**Goal:** The lines from the beginning of the records below through the one holding "(-51.5pt,-52.5pt) rectangle (437.5pt,440pt);" are to be copied exactly; leave the pictures out.

START

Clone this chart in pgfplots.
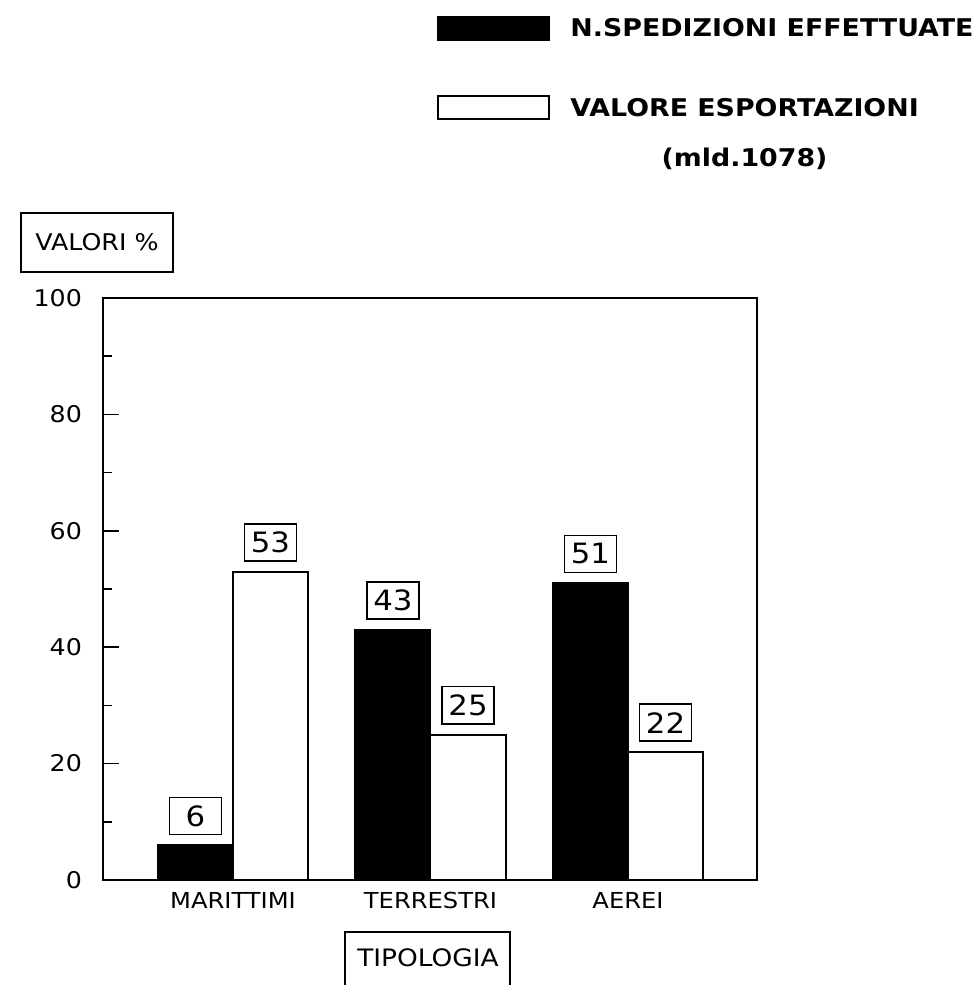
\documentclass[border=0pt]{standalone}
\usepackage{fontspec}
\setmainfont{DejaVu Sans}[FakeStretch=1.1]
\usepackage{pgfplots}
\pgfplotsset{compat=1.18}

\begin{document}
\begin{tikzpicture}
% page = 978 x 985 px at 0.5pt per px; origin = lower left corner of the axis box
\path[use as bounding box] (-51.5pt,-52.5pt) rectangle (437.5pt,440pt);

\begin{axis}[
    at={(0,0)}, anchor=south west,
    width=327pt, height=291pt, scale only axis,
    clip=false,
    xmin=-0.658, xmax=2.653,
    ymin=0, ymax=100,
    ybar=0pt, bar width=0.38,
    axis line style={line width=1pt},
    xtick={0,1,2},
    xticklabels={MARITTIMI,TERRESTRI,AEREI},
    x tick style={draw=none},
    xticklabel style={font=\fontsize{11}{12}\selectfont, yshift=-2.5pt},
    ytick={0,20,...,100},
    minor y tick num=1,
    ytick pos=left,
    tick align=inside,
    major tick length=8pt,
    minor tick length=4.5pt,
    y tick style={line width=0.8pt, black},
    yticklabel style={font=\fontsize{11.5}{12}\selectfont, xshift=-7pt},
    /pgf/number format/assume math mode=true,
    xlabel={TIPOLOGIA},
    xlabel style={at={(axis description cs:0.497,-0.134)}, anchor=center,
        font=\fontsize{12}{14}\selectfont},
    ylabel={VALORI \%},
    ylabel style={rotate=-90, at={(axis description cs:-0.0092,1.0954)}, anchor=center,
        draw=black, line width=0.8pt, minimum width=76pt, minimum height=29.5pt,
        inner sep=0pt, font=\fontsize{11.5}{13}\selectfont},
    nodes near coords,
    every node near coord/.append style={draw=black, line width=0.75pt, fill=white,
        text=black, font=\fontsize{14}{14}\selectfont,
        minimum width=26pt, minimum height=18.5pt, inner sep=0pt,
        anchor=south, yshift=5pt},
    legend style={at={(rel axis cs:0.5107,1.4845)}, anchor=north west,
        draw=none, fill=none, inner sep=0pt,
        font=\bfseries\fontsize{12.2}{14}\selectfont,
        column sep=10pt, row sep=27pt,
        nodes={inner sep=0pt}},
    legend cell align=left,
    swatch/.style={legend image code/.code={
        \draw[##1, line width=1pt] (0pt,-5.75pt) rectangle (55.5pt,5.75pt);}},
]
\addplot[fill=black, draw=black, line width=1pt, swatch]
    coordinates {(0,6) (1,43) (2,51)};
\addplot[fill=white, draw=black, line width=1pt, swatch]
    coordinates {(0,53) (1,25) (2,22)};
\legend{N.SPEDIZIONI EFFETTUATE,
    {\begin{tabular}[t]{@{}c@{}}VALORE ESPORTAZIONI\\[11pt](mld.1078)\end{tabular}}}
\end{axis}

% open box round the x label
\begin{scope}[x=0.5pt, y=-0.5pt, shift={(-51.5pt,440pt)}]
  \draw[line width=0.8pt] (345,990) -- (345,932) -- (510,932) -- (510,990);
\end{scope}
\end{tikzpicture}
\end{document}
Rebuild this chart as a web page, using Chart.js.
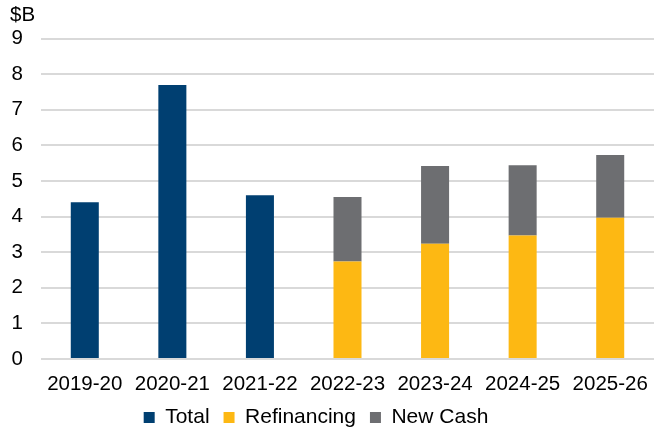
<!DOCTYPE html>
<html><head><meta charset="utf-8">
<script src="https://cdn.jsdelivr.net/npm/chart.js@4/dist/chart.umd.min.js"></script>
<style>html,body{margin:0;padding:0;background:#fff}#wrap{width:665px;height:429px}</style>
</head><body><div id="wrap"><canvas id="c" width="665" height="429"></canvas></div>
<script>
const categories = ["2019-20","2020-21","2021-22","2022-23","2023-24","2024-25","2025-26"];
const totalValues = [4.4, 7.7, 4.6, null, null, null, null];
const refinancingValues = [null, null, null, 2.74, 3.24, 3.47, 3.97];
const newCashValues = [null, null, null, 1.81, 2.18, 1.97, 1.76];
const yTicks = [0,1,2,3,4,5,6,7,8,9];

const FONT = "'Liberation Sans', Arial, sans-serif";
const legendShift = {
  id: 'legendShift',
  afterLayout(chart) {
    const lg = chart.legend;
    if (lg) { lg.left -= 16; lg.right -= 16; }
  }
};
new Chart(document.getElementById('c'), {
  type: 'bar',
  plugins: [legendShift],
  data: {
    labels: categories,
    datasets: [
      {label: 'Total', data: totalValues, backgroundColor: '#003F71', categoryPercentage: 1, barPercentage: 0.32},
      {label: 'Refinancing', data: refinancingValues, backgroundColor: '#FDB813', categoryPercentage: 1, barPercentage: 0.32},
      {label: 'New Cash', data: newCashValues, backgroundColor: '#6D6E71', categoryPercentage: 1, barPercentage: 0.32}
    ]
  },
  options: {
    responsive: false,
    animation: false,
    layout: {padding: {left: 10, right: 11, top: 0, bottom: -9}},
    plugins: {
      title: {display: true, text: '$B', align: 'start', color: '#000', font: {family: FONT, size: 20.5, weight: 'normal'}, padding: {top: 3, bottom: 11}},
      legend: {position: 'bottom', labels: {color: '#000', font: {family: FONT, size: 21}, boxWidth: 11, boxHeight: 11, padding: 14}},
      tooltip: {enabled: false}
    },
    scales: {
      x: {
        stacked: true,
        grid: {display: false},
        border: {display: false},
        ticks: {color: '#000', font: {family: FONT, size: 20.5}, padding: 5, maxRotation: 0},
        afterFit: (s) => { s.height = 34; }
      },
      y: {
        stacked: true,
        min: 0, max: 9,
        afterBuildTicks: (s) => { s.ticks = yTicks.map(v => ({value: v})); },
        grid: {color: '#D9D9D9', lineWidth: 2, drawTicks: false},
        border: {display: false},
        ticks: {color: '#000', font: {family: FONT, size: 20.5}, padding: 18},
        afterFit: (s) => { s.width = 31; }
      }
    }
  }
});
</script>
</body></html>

END

**Solution for this problem:**
Clone this chart in pgfplots.
\documentclass[border=0pt]{standalone}
\usepackage{fontspec}
\setmainfont{DejaVu Sans}[FakeStretch=1.1]
\usepackage{pgfplots}
\pgfplotsset{compat=1.18}

\begin{document}
\begin{tikzpicture}
% page = 978 x 985 px at 0.5pt per px; origin = lower left corner of the axis box
\path[use as bounding box] (-51.5pt,-52.5pt) rectangle (437.5pt,440pt);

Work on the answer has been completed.